Alex
Sun Jun 25 10:19:12 CDT 2006
cristi wrote:
> I get compiler warnings for the following lines:
>
> printf( "4. size : %d\n", sizeof('\u01F3'));
> printf( "5. size : %d\n", sizeof('\uFB94'));
> printf( "6. size : %d\n", sizeof('\U0001FB94'));
>
> and here are the warnings:
>
> warning C4566: character represented by
> universal-character-name '\u01F3' cannot be represented
> in the current code page (1250)
> warning C4566: character represented by
> universal-character-name '\uFB94' cannot be represented
> in the current code page (1250)
> warning C4566: character represented by
> universal-character-name '\UD83EDF94' cannot be
> represented in the current code page (1250)
>
> We get the same warning for all the above lines. I am a
> Unicode novice and playing with the compiler. My
> intention was *not* to use wide character literals. The
> standard mentions that ordinary character literals
> containing a single c-char are of type char. For the
> first to lines the behaviour is standard. Even if the
> characters specified by the universal character names do
> not fit in a char, the standard behaviour is preserved -
> that is, the type is char - and we get a size of 1 (of
> course, the value is implementation defined). But for the
> last line the type is changed. It seems very strange to
> me.
It's implementation defined. Here's what paragraph 2.13.2/5
says:
"A universal-character-name is translated to the encoding,
in the execution character set, of the character named.
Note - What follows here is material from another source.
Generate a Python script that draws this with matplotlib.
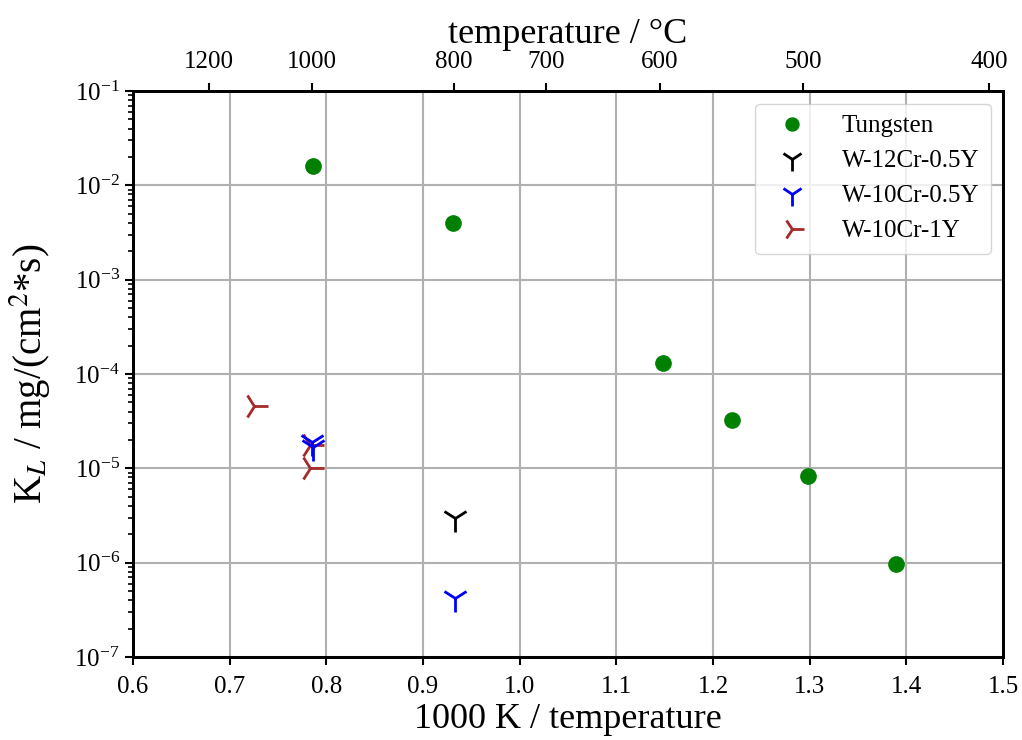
import numpy as np
import matplotlib
matplotlib.use("Agg")
import matplotlib.pyplot as plt

plt.rcParams['font.family'] = ['Liberation Serif', 'DejaVu Serif']
plt.rcParams['mathtext.fontset'] = 'stix'

# data: inverse temperature (1000 K / T) and rate constant K_L
tung_x = [0.786, 0.931, 1.148, 1.220, 1.298, 1.389]
tung_y = [1.6e-2, 4.0e-3, 1.31e-4, 3.25e-5, 8.3e-6, 9.7e-7]
w12_x = [0.933]
w12_y = [3.0e-6]
w10_05_x = [0.933, 0.785, 0.786]
w10_05_y = [4.2e-7, 1.9e-5, 1.68e-5]
w10_1_x = [0.725, 0.783, 0.783]
w10_1_y = [4.6e-5, 1.0e-5, 1.77e-5]

top_temps_C = [1200, 1000, 800, 700, 600, 500, 400]
x_ticks = [0.6, 0.7, 0.8, 0.9, 1.0, 1.1, 1.2, 1.3, 1.4, 1.5]

fig = plt.figure(figsize=(10.22, 7.40), dpi=100)
ax = fig.add_axes([133/1022, 1 - 657/740, (1003-133)/1022, (657-91)/740])

ax.plot(tung_x, tung_y, 'o', color='green', ms=11, ls='none', label='Tungsten', zorder=3)
ax.plot(w12_x, w12_y, '1', color='black', ms=20, mew=2, ls='none', label='W-12Cr-0.5Y', zorder=3)
ax.plot(w10_1_x, w10_1_y, '4', color='brown', ms=20, mew=2, ls='none', label='W-10Cr-1Y', zorder=3)
ax.plot(w10_05_x, w10_05_y, '1', color='blue', ms=20, mew=2, ls='none', label='W-10Cr-0.5Y', zorder=4)

ax.set_yscale('log')
ax.set_xlim(0.6, 1.5)
ax.set_ylim(1e-7, 1e-1)
ax.set_xticks(x_ticks)
ax.set_xticklabels([f"{v:.1f}" for v in x_ticks])
ax.grid(True, which='major', color='#b0b0b0', lw=1.5)
ax.set_axisbelow(True)
ax.tick_params(axis='both', which='major', labelsize=18, length=6, width=1.5)
ax.tick_params(axis='x', which='major', pad=8)
ax.tick_params(axis='y', which='minor', length=3.5, width=1.2)
for s in ax.spines.values():
    s.set_linewidth(2)
ax.set_xlabel('1000 K / temperature', fontsize=26, labelpad=3)
ax.set_ylabel('K$_L$ / mg/(cm$^2$*s)', fontsize=28, labelpad=15)

handles, labels = ax.get_legend_handles_labels()
order = ['Tungsten', 'W-12Cr-0.5Y', 'W-10Cr-0.5Y', 'W-10Cr-1Y']
hmap = dict(zip(labels, handles))
ax.legend([hmap[k] for k in order], order, loc='upper right', fontsize=18,
          borderpad=0.45, labelspacing=0.5, handletextpad=1.0, markerscale=0.85)

# top axis in degrees Celsius
ax2 = ax.twiny()
ax2.set_xlim(ax.get_xlim())
ax2.set_xticks([1000.0 / (t + 273.15) for t in top_temps_C])
ax2.set_xticklabels([str(t) for t in top_temps_C])
ax2.tick_params(axis='x', labelsize=18, length=6, width=1.5, pad=7)
ax2.set_xlabel('temperature / °C', fontsize=26, labelpad=6)
for s in ax2.spines.values():
    s.set_linewidth(2)

fig.savefig('out.png', dpi=100)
If
there is no such encoding, the universal-character-name is
translated to an implementation defined encoding."
Execution character set for MS compiler is ASCII character
set (with current system locale for extended characters).
See here for more info:
"Phases of Translation"
http://msdn2.microsoft.com/en-us/library/bxss3ska.aspx
Why MS compiler translates \uNNNN into single byte character
and \UNNNNNNNN into integer is beyond me.